William Craven, 1st Earl of Craven, PC (June 1608 – 9 April 1697) was an English nobleman and soldier.
His father William Craven was born in a poor family in Appletreewick in North Yorkshire but moved to London, became wealthy, and was Lord Mayor of London in 1610.
Craven fought for Frederick V on the Continent and fell in love with his wife, Elizabeth of Bohemia. Still being absent during the English Civil War, he supported this lady's brother, Charles I, financially rather than in person and, therefore, had all his lands – largely in Berkshire, but including his main country seat at Caversham Park in Oxfordshire – confiscated. After the Restoration, he set about planning to build a vast palace for Elizabeth at Hamstead Marshall in Berkshire with a hunting lodge at nearby Ashdown (now in Oxfordshire), but she died before construction began.
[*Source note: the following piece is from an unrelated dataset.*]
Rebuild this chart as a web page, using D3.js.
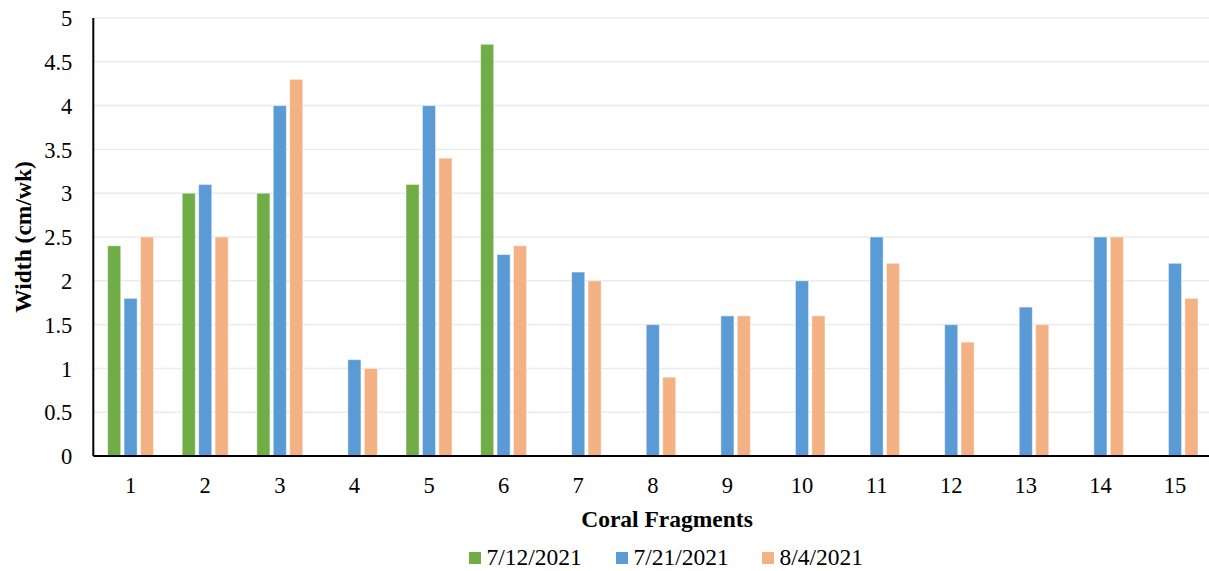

After the Restoration, he was rewarded with several Court offices and given an earldom. He was granted a share in the Colony of Carolina and served as one of its Lord Proprietors. As a Privy Councillor he seems to have been diligent enough: Pepys in his Diary regularly mentions his attendance at the Committee for Tangier and his chairing the Committee on Fisheries. In the latter role Pepys was rather shocked by his bawdy language which Pepys thought improper in a councillor (though perhaps natural in an old soldier). In 1678 we read of his presence at the historic Council meeting where Titus Oates first publicised, the Popish Plot.